Florian Tramèr, Alexey Kurakin, Nicolas Papernot, Dan Boneh, Patrick D. McDaniel. Ensemble Adversarial Training: Attacks and Defenses. CoRR abs/1705.07204, 2017.

Based on the above observations, Tramèr et al. First introduce a new one-shot attack exploiting the fact that the adversarially trained model is trained on overfitted perturbations and second introduce a new counter-measure for training more robust networks. Their attack is quite simple; they consider one Fast-Gradient Sign Method (FSGM) step, but apply a random perturbation first to leave the local vicinity of the sample first:

$x' = x + \alpha \text{sign}(\mathcal{N}(0, I))$

$x'' = x' + (\epsilon - \alpha)\text{sign}(\nabla_{x'} J(x', y))$

where $J$ is the loss function and $y$ the label corresponding to sample $x$. In experiments, they show that the attack has higher success rates on adversarially trained models.

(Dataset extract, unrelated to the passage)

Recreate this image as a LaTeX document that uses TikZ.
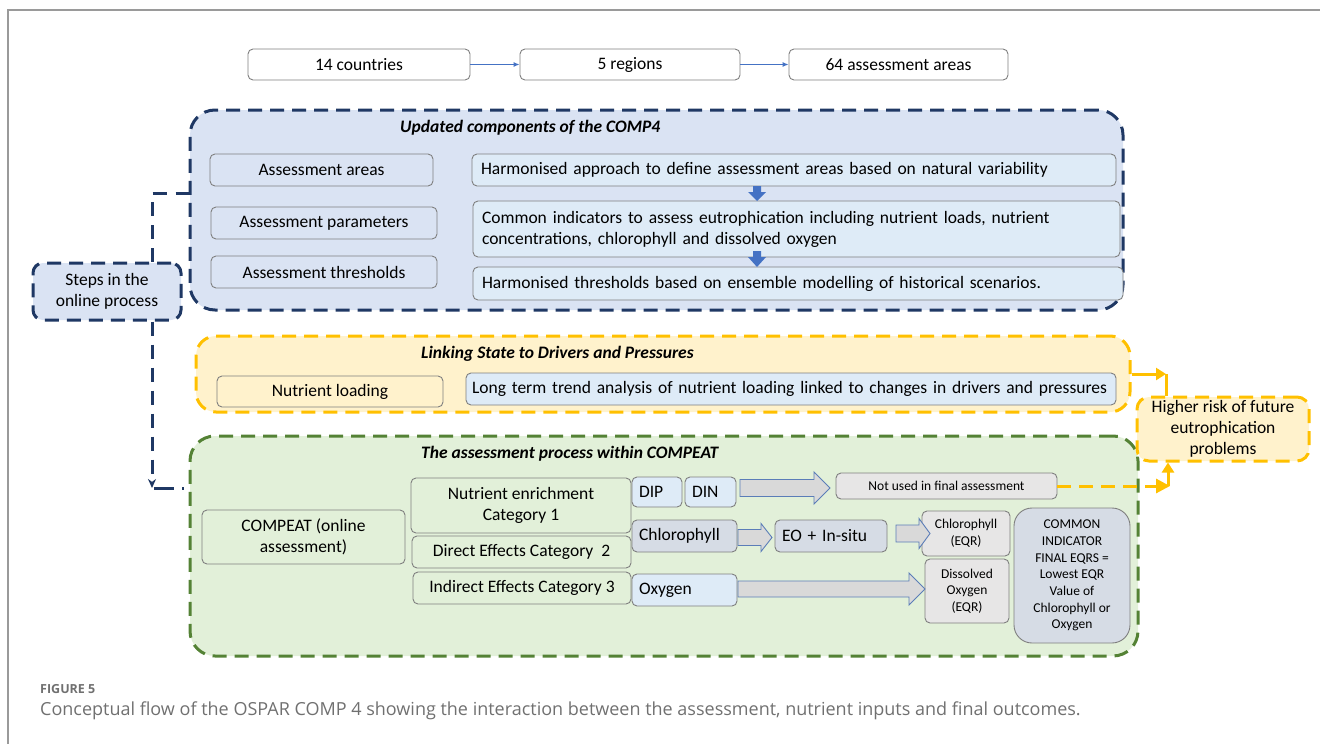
\documentclass[tikz,border=0pt]{standalone}
\usepackage{fontspec}
\setmainfont{Carlito}
\newfontfamily\capfont{Open Sans}
\usetikzlibrary{arrows.meta}
\definecolor{navy}{HTML}{1F3864}
\definecolor{bluefill}{HTML}{DAE3F3}
\definecolor{lightblue}{HTML}{DEEBF7}
\definecolor{gold}{HTML}{FFC000}
\definecolor{yellowfill}{HTML}{FFF2CC}
\definecolor{greenline}{HTML}{548235}
\definecolor{greenfill}{HTML}{E2F0D9}
\definecolor{boxgray}{HTML}{7F7F7F}
\definecolor{grayblue}{HTML}{D6DCE5}
\definecolor{lightgray}{HTML}{E7E6E6}
\definecolor{arrowfill}{HTML}{D9D9D9}
\definecolor{arrowblue}{HTML}{4472C4}
\definecolor{arrowedge}{HTML}{5B7DB8}
\definecolor{capgray}{HTML}{707070}
\definecolor{framegray}{HTML}{9A9A9A}
\newcommand{\bx}[7]{\node[#6, minimum width={#4-#2}, minimum height={#5-#3}] (#1) at ({(#2+#4)/2},{(#3+#5)/2}) {#7};}
\newcommand{\lx}[7]{\node[#6, align=left, inner xsep=7pt, text width={#4-#2-14}, minimum height={#5-#3}] (#1) at ({(#2+#4)/2},{(#3+#5)/2}) {\mbox{#7}};}
\newcommand{\barrow}[6]{\draw[blockarrow] (#1,#3-#4) -- (#2-#6,#3-#4) -- (#2-#6,#3-#5) -- (#2,#3) -- (#2-#6,#3+#5) -- (#2-#6,#3+#4) -- (#1,#3+#4) -- cycle;}
\newcommand{\darrow}[2]{\fill[arrowblue] (757-4,#1) -- (757+4,#1) -- (757+4,#1+6) -- (757+9,#1+6) -- (757,#2) -- (757-9,#1+6) -- (757-4,#1+6) -- cycle;}
\begin{document}
\begin{tikzpicture}[x=1pt,y=-1pt,
  font=\fontsize{17.5}{21}\selectfont,
  box/.style={draw=boxgray, line width=0.9pt, rounded corners=5pt, inner sep=2pt, align=center},
  lbox/.style={box, align=left, inner xsep=9pt, inner ysep=2pt},
  cont/.style={line width=3pt, dash pattern=on 14pt off 8pt, rounded corners=25pt},
  ctitle/.style={anchor=west, inner sep=0pt, font=\fontsize{17.5}{21}\selectfont\bfseries\itshape},
  navyconn/.style={draw=navy, line width=3pt, dash pattern=on 14pt off 9pt},
  goldline/.style={draw=gold, line width=3pt},
  blockarrow/.style={draw=arrowedge, fill=arrowfill, line width=0.9pt, line join=miter},
  small/.style={font=\fontsize{13.5}{16.7}\selectfont}
]
\useasboundingbox (0,0) rectangle (1320,744);
% frame
\draw[framegray, line width=1.5pt] (8,744) -- (8,10) -- (1320,10);

% top row
\bx{cty}{248}{49}{470}{80}{box, fill=white}{14 countries}
\bx{reg}{520}{49}{740}{80}{box, fill=white}{5 regions}
\bx{area}{789}{49}{1008}{80}{box, fill=white}{64 assessment areas}
\draw[arrowblue, line width=1pt, -{Latex[length=6pt,width=5pt]}] (cty) -- (reg);
\draw[arrowblue, line width=1pt, -{Latex[length=6pt,width=5pt]}] (reg) -- (area);

% blue container
\bx{comp}{190}{110}{1123}{310}{cont, draw=navy, fill=bluefill}{}
\node[ctitle] (comptitle) at (400,128) {Updated components of the COMP4};
\bx{aa}{210}{154}{433}{186}{box, fill=bluefill}{Assessment areas}
\bx{ap}{211}{207}{437}{239}{box, fill=bluefill}{Assessment parameters}
\bx{at}{211}{256}{437}{288}{box, fill=bluefill}{Assessment thresholds}
\node[lbox, fill=lightblue, text width=626pt, minimum height=32pt] (h1) at ({(472+1116)/2},170) {\mbox{Harmonised approach to define assessment areas based on natural variability}};
\node[lbox, fill=lightblue, text width=629pt, minimum height=56pt] (h2) at ({(473+1120)/2},229) {\mbox{Common indicators to assess eutrophication including nutrient loads, nutrient}\\\mbox{concentrations, chlorophyll and dissolved oxygen}};
\node[lbox, fill=lightblue, text width=632pt, minimum height=33pt] (h3) at ({(473+1123)/2},283.5) {\mbox{Harmonised thresholds based on ensemble modelling of historical scenarios.}};
\darrow{186}{201}
\darrow{251}{267}

% steps box
\bx{steps}{33}{263}{181}{320}{box, cont, draw=navy, fill=bluefill, rounded corners=10pt}{Steps in the\\online process}

% yellow container
\bx{link}{196}{336}{1130}{412}{cont, draw=gold, fill=yellowfill, rounded corners=20pt}{}
\node[ctitle] (linktitle) at (421,354) {Linking State to Drivers and Pressures};
\bx{nl}{217}{376}{443}{407}{box, fill=yellowfill}{Nutrient loading}
\node[lbox, fill=lightblue, text width=638pt, minimum height=32pt, inner xsep=6pt] (lt) at ({(466+1116)/2},389) {\mbox{Long term trend analysis of nutrient loading linked to changes in drivers and pressures}};

% green container
\bx{green}{190}{436}{1138}{656}{cont, draw=greenline, fill=greenfill}{}
\node[ctitle] (greentitle) at (421,454) {The assessment process within COMPEAT};
\bx{compeat}{202}{510}{405}{564}{box, fill=greenfill}{COMPEAT (online\\assessment)}
\bx{cat1}{411}{478}{631}{533}{box, fill=greenfill}{Nutrient enrichment\\Category 1}
\bx{cat2}{412}{536}{631}{568}{box, fill=greenfill}{Direct Effects Category\ \ 2}
\bx{cat3}{413}{572}{631}{604}{box, fill=greenfill}{Indirect Effects Category 3}
\lx{dip}{632}{477}{682}{507}{box, fill=lightblue}{DIP}
\lx{din}{685}{477}{736}{507}{box, fill=lightblue}{DIN}
\bx{notused}{836}{473}{1057}{499}{box, fill=lightgray, small}{Not used in final assessment}
\lx{chl}{632}{520}{737}{552}{box, fill=grayblue}{Chlorophyll}
\lx{eo}{775}{520}{887}{552}{box, fill=grayblue}{EO + In-situ}
\lx{oxy}{632}{574}{737}{606}{box, fill=lightblue}{Oxygen}
\bx{chleqr}{922}{511}{1010}{556}{box, fill=lightgray, small}{Chlorophyll\\(EQR)}
\bx{doeqr}{925}{559}{1009}{623}{box, fill=lightgray, small}{Dissolved\\Oxygen\\(EQR)}
\bx{common}{1014}{508}{1130}{643}{box, fill=grayblue, small, rounded corners=18pt}{COMMON\\INDICATOR\\FINAL EQRS =\\Lowest EQR\\Value of\\Chlorophyll or\\Oxygen}
\barrow{740}{830}{488}{8.5}{16}{16}
\barrow{738}{772}{537.5}{8}{14}{11}
\barrow{896}{930}{533.5}{8.5}{15}{11}
\barrow{738}{925}{589}{8}{16}{16}

% higher risk
\bx{high}{1137}{397}{1309}{461}{box, cont, draw=gold, fill=yellowfill, rounded corners=12pt}{Higher risk of future\\eutrophication\\problems}

% connectors
\coordinate (jx) at (152,193);
\coordinate (jy) at (152,488);
\draw[navyconn] (jx |- steps.north) -- (jx) -- (jx -| comp.west);
\draw[navyconn, -{Stealth[length=9pt,width=8pt]}] (jx |- steps.south) -- (jy);
\draw[navy, line width=3pt] (jy) ++(2,0) -- ++(20,0);
\draw[navyconn, dash pattern=on 2pt off 10pt] ([xshift=30pt]jy) -- (jy -| green.west);

\coordinate (gx) at (1166,373);
\draw[goldline] (gx |- link.east) -- (gx |- high.north);
\draw[goldline, -{Triangle[length=10pt,width=12pt]}] (link.east) -- (gx |- link.east);
\draw[goldline, dash pattern=on 14pt off 8pt, -{Triangle[length=14pt,width=14pt]}] (notused.east) -- ([xshift=4pt]gx |- notused.east);
\draw[goldline, -{Triangle[length=10pt,width=12pt]}] ([xshift=2pt]gx |- notused.east) -- ([xshift=2pt]gx |- high.south);

% caption
\node[anchor=west, inner sep=0pt, text=capgray, font=\capfont\fontsize{12.5}{15}\selectfont\bfseries] (fig) at (40,689) {FIGURE 5};
\node[anchor=west, inner sep=0pt, text=capgray, font=\capfont\fontsize{18}{22}\selectfont] (cap) at (40,711) {Conceptual flow of the OSPAR COMP 4 showing the interaction between the assessment, nutrient inputs and final outcomes.};
\end{tikzpicture}
\end{document}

To counter the proposed attack, they propose ensemble adversarial training. The key idea is to train the model utilizing not only adversarial samples crafted on the model itself but also transferred from pre-trained models. On MNIST, for example, they randomly select 64 FGSM samples from 4 different models (including the one in training). Experimentally, they show that ensemble adversarial training improves the defense again all considered attacks, including FGSM, iterative FGSM as well as the proposed attack.